The proposition that the City's conduct was the same toward most of the employees within the larger proposed class, i.e., retroactive pay increases were not given to those employees, is straightforward. It is upon that premise that Plaintiffs base their request for certification of the larger class. Though the uniform treatment alleged satisfies the commonality requirement of Rule 23, Plaintiffs' showing falls short in the areas of typicality and predominance, which in turn effect adequacy of representation and superiority. See id. at 597. In fact, Plaintiffs' arguments with respect to the subclass and common sense considerations prevent certification of the larger class. A centerpiece of Plaintiffs' individual claims is their perception that their voluntary early departure would not affect the City's later treatment of the services they provided while they were still employed. Such an understanding would not be a feature shared by all members of the proposed class, such as employees who died or those who were fired for cause. Plaintiffs also focus on a contention that the City essentially tricked them into leaving; others who left under different circumstances would not have such a feature to their claims. One of Plaintiffs' main motivations for pursuing this action is the effect that the retroactive wage increases could have on the level of their pensions; the proposed class would include members for whom such issues would not be implicated. Moreover, there is no indication that all employees who would be within the proposed class were not represented by the union at the time the new CBAs were finalized, either through continued membership within the bargaining unit or by designation of the union as their representative as discussed in Rossetto.*fn1 The clear divergences between Plaintiffs and other members of the proposed main class convince us that permitting Plaintiffs to pursue the first four claims of the complaint on behalf of all employees who left their City jobs would be ill-advised. Accordingly, the motion to certify the larger class is denied.

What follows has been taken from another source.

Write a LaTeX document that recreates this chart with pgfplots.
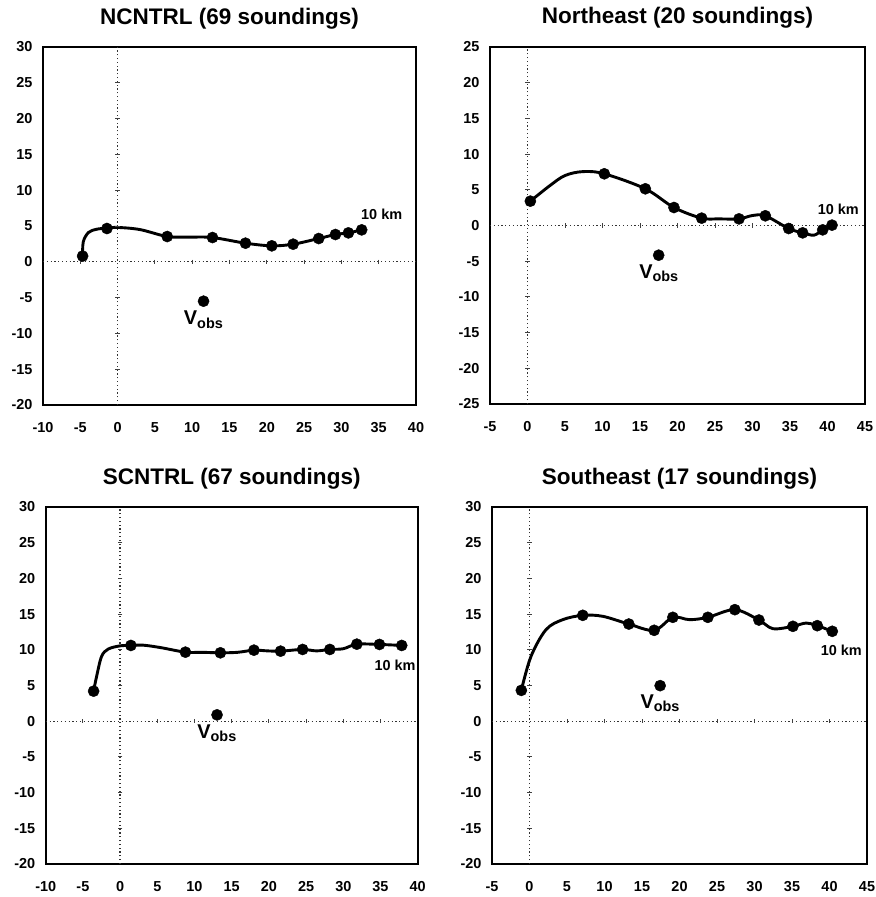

We note that Plaintiffs have not specifically requested certification of the subclass with respect to the claims set out in Counts I-IV, though we cannot discern a reason why they would not pertain to the members of the subclass. Since these employees would satisfy the definition for the larger class, perhaps Plaintiffs found a separate request unnecessary. Because the differences pointed out above would not be present between Plaintiffs and other ERIP participants, adjudication of all five counts of the complaint as to the subclass would not appear to raise the red flags that give us pause with respect to the larger proposed class. Accordingly, the class identified with respect to Count V is also certified for Count I-IV.
Based on the foregoing, the motion for class certification is granted in part and denied in part.